# Gutter Clutter Buster?



## kwikfishron (Mar 11, 2010)

Here's one of our good members solution. http://www.diychatroom.com/f98/how-i-clean-gutters-436458/


----------



## joecaption (Nov 30, 2011)

Unless someone gets up on a ladder or on the roof to clean them out your working blind and your going to miss whole areas.


----------



## Fix'n it (Mar 12, 2012)

if you have sticks, it would get clogged often = pita.
i have a WORX(there are other brands) gutter cleaner for my leaf blower.. its kinda flimsy, but with some practice it works well. unless you have bricks or something in your gutters, this will get it out. if you keep up on them, it would only take 10 mins or so to do the whole house..


----------



## Ultrarunner2017 (Oct 1, 2008)

Thanks guys;
It's most likely one of those gimmic products advertised on late-night TV (I found it by Google search), and looks real easy and practical on TV or YouTube, but when you get yours, you find that it was a waste of $$.
All of the videos I saw were using only the basic kit with a 60" length of pipe. That length might be fairly easy to manipulate, but if I try that with 20ft of pipe, it's going to be impractical. 

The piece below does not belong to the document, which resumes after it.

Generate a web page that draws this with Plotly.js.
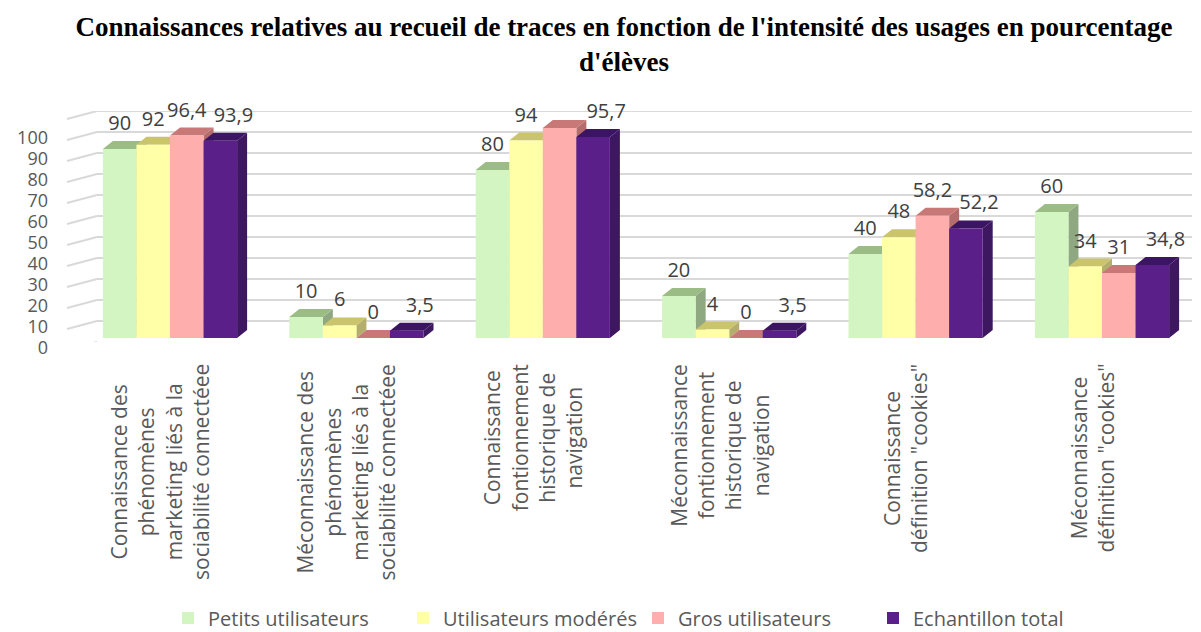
<!DOCTYPE html>
<html>
<head>
<meta charset="utf-8">
<script src="https://cdn.plot.ly/plotly-3.0.1.min.js"></script>
<style>html,body{margin:0;padding:0;background:#fff;}#chart{width:1201px;height:632px;}</style>
</head>
<body>
<div id="chart"></div>
<script>
// ---- data ----
var categories = [
  "Connaissance des<br>phénomènes<br>marketing liés à la<br>sociabilité connectéee",
  "Méconnaissance des<br>phénomènes<br>marketing liés à la<br>sociabilité connectéee",
  "Connaissance<br>fontionnement<br>historique de<br>navigation",
  "Méconnaissance<br>fontionnement<br>historique de<br>navigation",
  "Connaissance<br>définition \"cookies\"",
  "Méconnaissance<br>définition \"cookies\""
];
var seriesNames = ["Petits utilisateurs", "Utilisateurs modérés", "Gros utilisateurs", "Echantillon total"];
var petits   = [90, 10, 80, 20, 40, 60];
var moderes  = [92, 6, 94, 4, 48, 34];
var gros     = [96.4, 0, 100, 0, 58.2, 31];
var total    = [93.9, 3.5, 95.7, 3.5, 52.2, 34.8];
var yTickVals = [0, 10, 20, 30, 40, 50, 60, 70, 80, 90, 100];

// ---- styling ----
var frontColors = ["#d3f5c1", "#ffffa8", "#ffaeae", "#5a1f88"];
var topColors   = ["#9cbc86", "#cac46c", "#c97878", "#3c1562"];
var sideColors  = ["#8fa882", "#b4ae6c", "#b46c6c", "#3d1860"];
var labelXShift = [0, 0, 0, 0.07];
var allSeries = [petits, moderes, gros, total];

var W = 1201, H = 632;
var plotL = 97, plotR = 1192, plotT = 111, plotB = 342;
var pxPerCat = 186.4, cat0px = 170;
var xr0 = (plotL - cat0px) / pxPerCat;
var xr1 = xr0 + (plotR - plotL) / pxPerCat;
var pxPerUnit = 2.1;
var barBaseShift = 4 / pxPerUnit; // bars sit slightly above the back-wall zero
var y2range = [-barBaseShift, 110 - barBaseShift];
var bargap = 0.28;
var bw = (1 - bargap) / 4;
var dx = 10 / pxPerCat, dy = 8 / pxPerUnit;
var idx = categories.map(function (_, i) { return i; });

var traces = [];
// 3D side/top faces (layer under front faces)
allSeries.forEach(function (vals, j) {
  var sx = [], sy = [], tx = [], ty = [];
  vals.forEach(function (v, i) {
    var xl = i + (j - 1.5) * bw - bw / 2, xr = xl + bw;
    sx.push(xr, xr + dx, xr + dx, xr, xr, null);
    sy.push(0, dy, v + dy, v, 0, null);
    tx.push(xl, xl + dx, xr + dx, xr, xl, null);
    ty.push(v, v + dy, v + dy, v, v, null);
  });
  traces.push({type: "scatter", x: sx, y: sy, xaxis: "x", yaxis: "y2", mode: "lines",
    fill: "toself", fillcolor: sideColors[j], line: {width: 0, color: sideColors[j]},
    hoverinfo: "skip", showlegend: false, cliponaxis: false});
  traces.push({type: "scatter", x: tx, y: ty, xaxis: "x", yaxis: "y2", mode: "lines",
    fill: "toself", fillcolor: topColors[j], line: {width: 0, color: topColors[j]},
    hoverinfo: "skip", showlegend: false, cliponaxis: false});
});
// front faces
allSeries.forEach(function (vals, j) {
  traces.push({type: "bar", name: seriesNames[j], x: idx, y: vals, xaxis: "x", yaxis: "y3",
    marker: {color: frontColors[j], line: {width: 0}}, hoverinfo: "name+y", cliponaxis: false});
});
// data labels
allSeries.forEach(function (vals, j) {
  traces.push({type: "scatter", mode: "text", xaxis: "x", yaxis: "y3", showlegend: false, hoverinfo: "skip",
    cliponaxis: false,
    x: vals.map(function (v, i) { return i + (j - 1.5) * bw + labelXShift[j]; }),
    y: vals.map(function (v) { return v + 24 / pxPerUnit; }),
    text: vals.map(function (v) { return String(v).replace(".", ","); }),
    textposition: "middle center",
    textfont: {family: "Open Sans", size: 20, color: "#404040"}});
});

var shapes = [];
var diag = 30, diagDy = 8 / pxPerUnit;
var gridVals = yTickVals.concat([110]);
gridVals.forEach(function (v) {
  shapes.push({type: "line", xref: "paper", yref: "y", x0: -diag / (plotR - plotL), x1: 0,
    y0: v - diagDy, y1: v, line: {color: "#d9d9d9", width: 2}, layer: "below"});
  if (v > 0) {
    shapes.push({type: "line", xref: "paper", yref: "y", x0: 0, x1: 1, y0: v, y1: v,
      line: {color: "#d9d9d9", width: 2}, layer: "below"});
  }
});

var annotations = categories.map(function (c, i) {
  return {x: i, xref: "x", xshift: -10, y: (plotB - 362) / (plotB - plotT), yref: "paper",
    yanchor: "top", xanchor: "center", text: c, textangle: -90, align: "center", showarrow: false,
    font: {family: "Open Sans", size: 21, color: "#595959"}};
});

var layout = {
  width: W, height: H,
  margin: {l: plotL, r: W - plotR, t: plotT, b: H - plotB, pad: 0, autoexpand: false},
  paper_bgcolor: "#ffffff", plot_bgcolor: "#ffffff",
  title: {text: "<b>Connaissances relatives au recueil de traces en fonction de l'intensité des usages en pourcentage<br>d'élèves</b>",
    font: {family: "Liberation Serif", size: 27, color: "#000000"},
    x: 624 / W, xref: "container", xanchor: "center",
    y: 1 - 36 / H, yref: "container", yanchor: "middle"},
  barmode: "group", bargap: bargap, bargroupgap: 0,
  showlegend: true,
  legend: {orientation: "h", x: 168 / W, xref: "container", xanchor: "left",
    y: 1 - 618 / H, yref: "container", yanchor: "middle",
    entrywidth: 190, entrywidthmode: "pixels",
    font: {family: "Open Sans", size: 20, color: "#595959"}, traceorder: "normal"},
  xaxis: {range: [xr0, xr1], showticklabels: false, showgrid: false, zeroline: false,
    showline: false, ticks: "", tickvals: idx},
  yaxis: {range: [0, 110], tickvals: yTickVals, showgrid: false,
    zeroline: false, showline: false, ticks: "", ticklabelstandoff: 48, ticklabelshift: 6,
    tickfont: {family: "Open Sans", size: 18, color: "#595959"}},
  yaxis2: {range: y2range, overlaying: "y", visible: false},
  yaxis3: {range: y2range, overlaying: "y", visible: false},
  shapes: shapes,
  annotations: annotations
};

Plotly.newPlot("chart", traces, layout, {displayModeBar: false, staticPlot: true});
</script>
</body>
</html>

Still, it beats my first idea of DIY gutter cleaning: That was to use a ladder, and rig myself with ropes as protection from falling. If I have to go through all that trouble, then it makes a lot more sense to stick with the pro we have been using for years.


----------



## ChuckF. (Aug 25, 2013)

I want to find a way to train the squirrels to do this. It would be so easy for them. A bag of nuts once a month, should be a cheap solution.


----------



## joed (Mar 13, 2005)

Just throw the nuts into the gutter. They will dig them out.


----------